→ GIVEN INSTRUCTION
Pick out each line with the word "matplotlib" from the material that follows.

****************************************

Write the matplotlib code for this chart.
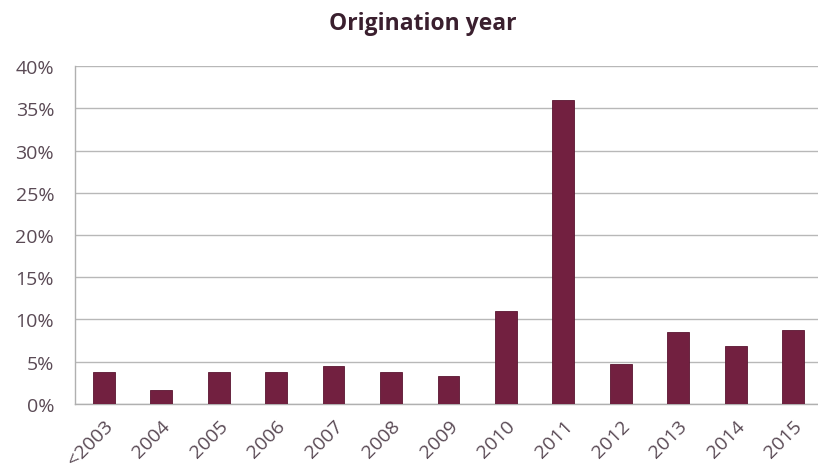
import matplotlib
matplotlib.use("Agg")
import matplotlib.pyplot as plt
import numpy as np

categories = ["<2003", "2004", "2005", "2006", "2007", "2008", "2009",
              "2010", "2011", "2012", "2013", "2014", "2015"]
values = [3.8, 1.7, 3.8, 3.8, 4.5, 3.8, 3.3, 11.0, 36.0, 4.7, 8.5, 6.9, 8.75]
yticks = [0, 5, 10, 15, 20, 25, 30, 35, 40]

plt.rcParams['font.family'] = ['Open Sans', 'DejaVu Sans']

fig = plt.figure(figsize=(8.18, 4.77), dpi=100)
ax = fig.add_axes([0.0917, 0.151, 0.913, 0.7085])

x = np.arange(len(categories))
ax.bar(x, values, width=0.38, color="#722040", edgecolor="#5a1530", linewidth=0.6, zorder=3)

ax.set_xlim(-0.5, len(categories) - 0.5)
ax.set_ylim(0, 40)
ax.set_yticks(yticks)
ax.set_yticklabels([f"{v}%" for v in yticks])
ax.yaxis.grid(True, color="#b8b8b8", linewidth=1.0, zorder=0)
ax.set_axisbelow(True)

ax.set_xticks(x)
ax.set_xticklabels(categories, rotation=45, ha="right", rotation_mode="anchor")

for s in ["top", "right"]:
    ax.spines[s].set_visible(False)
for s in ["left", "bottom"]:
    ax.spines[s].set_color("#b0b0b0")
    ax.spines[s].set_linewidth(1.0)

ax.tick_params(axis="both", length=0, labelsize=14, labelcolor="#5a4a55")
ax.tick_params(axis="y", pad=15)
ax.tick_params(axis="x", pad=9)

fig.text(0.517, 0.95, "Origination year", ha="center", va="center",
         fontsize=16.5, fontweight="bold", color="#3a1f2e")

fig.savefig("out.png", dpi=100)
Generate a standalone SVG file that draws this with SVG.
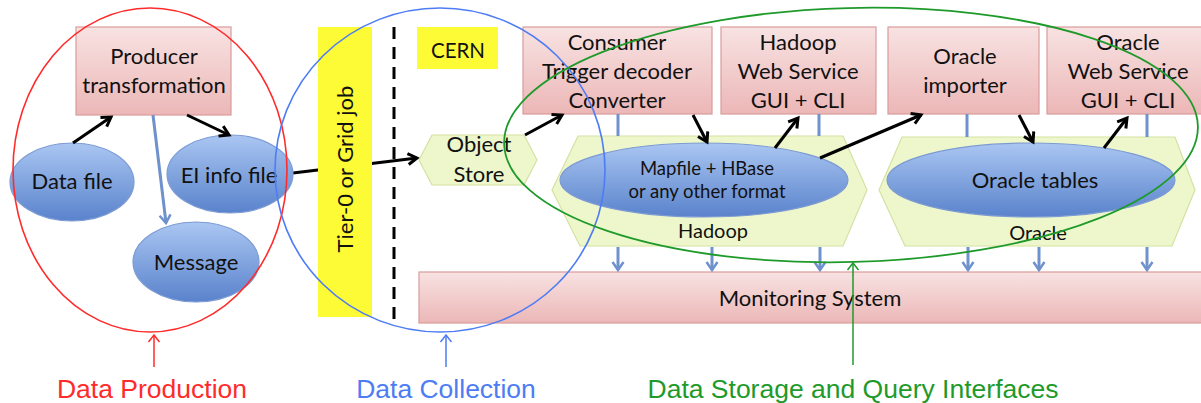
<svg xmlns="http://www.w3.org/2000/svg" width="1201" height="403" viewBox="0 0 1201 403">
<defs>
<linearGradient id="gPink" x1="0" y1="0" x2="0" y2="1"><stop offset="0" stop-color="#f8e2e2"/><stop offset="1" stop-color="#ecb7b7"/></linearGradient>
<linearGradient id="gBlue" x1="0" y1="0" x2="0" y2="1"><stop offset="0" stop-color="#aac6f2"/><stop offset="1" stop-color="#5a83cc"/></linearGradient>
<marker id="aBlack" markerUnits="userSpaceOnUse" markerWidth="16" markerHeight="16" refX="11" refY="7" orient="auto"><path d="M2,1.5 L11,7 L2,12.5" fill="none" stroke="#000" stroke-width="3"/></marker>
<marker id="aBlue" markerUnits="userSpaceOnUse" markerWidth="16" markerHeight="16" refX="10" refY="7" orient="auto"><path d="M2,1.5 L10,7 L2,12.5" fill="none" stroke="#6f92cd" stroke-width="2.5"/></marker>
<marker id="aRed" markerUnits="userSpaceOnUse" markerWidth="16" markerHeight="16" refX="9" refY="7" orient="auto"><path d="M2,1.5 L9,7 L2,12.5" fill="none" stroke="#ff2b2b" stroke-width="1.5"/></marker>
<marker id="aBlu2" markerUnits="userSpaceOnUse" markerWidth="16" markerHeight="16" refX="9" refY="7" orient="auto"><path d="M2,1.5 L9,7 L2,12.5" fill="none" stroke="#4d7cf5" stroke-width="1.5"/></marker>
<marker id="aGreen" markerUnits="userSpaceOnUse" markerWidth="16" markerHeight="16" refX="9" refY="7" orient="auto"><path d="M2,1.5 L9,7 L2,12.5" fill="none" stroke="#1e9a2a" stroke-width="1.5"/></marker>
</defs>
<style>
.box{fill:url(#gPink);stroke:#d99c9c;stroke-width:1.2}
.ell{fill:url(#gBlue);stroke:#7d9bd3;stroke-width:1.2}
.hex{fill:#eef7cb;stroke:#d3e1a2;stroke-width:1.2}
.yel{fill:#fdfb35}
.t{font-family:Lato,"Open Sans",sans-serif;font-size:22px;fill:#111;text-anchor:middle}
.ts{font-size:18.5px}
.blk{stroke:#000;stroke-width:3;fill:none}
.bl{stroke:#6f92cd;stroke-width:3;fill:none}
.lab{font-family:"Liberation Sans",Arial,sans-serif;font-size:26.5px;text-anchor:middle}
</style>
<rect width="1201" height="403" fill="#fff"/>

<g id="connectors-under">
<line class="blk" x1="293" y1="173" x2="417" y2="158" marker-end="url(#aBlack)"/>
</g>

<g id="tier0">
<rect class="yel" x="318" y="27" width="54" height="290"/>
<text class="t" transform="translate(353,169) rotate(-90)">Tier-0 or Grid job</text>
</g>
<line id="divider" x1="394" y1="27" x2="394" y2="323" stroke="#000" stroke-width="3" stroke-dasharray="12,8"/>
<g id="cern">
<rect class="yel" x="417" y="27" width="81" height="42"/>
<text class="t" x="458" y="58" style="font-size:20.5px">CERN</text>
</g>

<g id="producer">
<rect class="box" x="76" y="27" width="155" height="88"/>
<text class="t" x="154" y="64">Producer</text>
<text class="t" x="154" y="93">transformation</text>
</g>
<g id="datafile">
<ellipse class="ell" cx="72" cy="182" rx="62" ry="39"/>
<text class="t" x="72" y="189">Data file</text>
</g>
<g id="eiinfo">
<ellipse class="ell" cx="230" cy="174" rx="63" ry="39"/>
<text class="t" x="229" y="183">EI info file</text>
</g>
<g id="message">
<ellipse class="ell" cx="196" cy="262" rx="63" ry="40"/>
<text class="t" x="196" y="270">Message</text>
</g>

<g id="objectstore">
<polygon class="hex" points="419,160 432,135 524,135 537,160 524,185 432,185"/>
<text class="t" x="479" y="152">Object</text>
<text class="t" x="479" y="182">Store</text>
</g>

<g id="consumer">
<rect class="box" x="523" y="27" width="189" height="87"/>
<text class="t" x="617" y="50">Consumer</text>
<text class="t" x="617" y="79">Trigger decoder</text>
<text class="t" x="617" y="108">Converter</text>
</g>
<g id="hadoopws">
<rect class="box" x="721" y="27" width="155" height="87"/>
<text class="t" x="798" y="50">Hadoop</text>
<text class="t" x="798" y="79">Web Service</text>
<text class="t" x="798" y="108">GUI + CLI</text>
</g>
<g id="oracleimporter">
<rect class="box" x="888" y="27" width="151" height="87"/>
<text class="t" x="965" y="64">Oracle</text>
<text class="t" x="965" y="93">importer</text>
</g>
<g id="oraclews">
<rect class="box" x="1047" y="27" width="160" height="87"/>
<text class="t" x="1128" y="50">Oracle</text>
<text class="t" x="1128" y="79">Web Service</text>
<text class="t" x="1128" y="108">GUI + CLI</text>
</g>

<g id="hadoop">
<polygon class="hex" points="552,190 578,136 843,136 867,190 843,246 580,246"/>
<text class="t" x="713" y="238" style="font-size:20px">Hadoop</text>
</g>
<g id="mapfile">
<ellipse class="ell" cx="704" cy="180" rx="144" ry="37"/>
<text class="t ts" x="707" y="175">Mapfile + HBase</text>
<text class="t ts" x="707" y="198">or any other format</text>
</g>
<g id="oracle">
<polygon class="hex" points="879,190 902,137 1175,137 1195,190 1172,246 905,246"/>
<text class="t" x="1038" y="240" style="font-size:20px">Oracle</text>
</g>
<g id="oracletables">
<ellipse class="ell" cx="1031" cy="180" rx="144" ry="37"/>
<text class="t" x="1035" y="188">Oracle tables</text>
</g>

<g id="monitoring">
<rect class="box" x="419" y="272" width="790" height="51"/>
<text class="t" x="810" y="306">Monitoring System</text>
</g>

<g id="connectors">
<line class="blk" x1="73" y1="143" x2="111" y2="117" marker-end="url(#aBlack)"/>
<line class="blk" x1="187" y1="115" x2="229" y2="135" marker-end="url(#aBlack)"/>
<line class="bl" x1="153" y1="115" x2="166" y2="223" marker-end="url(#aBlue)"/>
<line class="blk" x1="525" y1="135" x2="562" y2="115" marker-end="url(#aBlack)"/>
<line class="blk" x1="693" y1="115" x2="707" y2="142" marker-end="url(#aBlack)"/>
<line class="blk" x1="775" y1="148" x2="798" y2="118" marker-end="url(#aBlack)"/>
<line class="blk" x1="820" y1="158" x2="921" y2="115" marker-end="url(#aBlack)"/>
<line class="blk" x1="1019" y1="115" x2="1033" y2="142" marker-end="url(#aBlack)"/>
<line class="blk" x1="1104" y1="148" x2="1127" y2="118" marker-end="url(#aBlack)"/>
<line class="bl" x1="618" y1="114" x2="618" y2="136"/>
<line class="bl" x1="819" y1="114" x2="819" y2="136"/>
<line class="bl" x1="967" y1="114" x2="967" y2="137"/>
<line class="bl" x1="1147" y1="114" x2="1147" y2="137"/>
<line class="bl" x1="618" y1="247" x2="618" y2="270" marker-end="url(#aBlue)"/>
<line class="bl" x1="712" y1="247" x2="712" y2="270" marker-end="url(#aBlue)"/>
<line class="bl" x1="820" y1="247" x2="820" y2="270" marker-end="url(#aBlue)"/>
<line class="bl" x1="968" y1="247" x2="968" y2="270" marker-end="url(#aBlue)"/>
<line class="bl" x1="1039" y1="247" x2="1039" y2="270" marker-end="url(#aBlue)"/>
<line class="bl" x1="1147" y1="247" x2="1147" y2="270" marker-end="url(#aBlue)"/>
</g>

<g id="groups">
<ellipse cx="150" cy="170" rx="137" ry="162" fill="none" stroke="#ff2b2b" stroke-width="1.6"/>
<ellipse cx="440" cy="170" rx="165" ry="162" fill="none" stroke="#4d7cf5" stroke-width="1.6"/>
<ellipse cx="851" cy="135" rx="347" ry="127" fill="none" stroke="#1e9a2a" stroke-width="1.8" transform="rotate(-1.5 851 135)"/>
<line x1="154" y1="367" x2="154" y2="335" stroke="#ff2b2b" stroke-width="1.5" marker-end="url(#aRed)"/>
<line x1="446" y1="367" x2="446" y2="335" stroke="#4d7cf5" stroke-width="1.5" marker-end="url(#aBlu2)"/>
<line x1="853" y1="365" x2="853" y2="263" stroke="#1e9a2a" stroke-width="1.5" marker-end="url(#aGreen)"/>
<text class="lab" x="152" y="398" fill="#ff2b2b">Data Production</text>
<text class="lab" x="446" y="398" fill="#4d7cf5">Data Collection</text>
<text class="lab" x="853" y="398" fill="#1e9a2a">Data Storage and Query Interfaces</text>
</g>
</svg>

****************************************

→ TASK RESPONSE
Write the matplotlib code for this chart.
import matplotlib
matplotlib.use("Agg")
import matplotlib.pyplot as plt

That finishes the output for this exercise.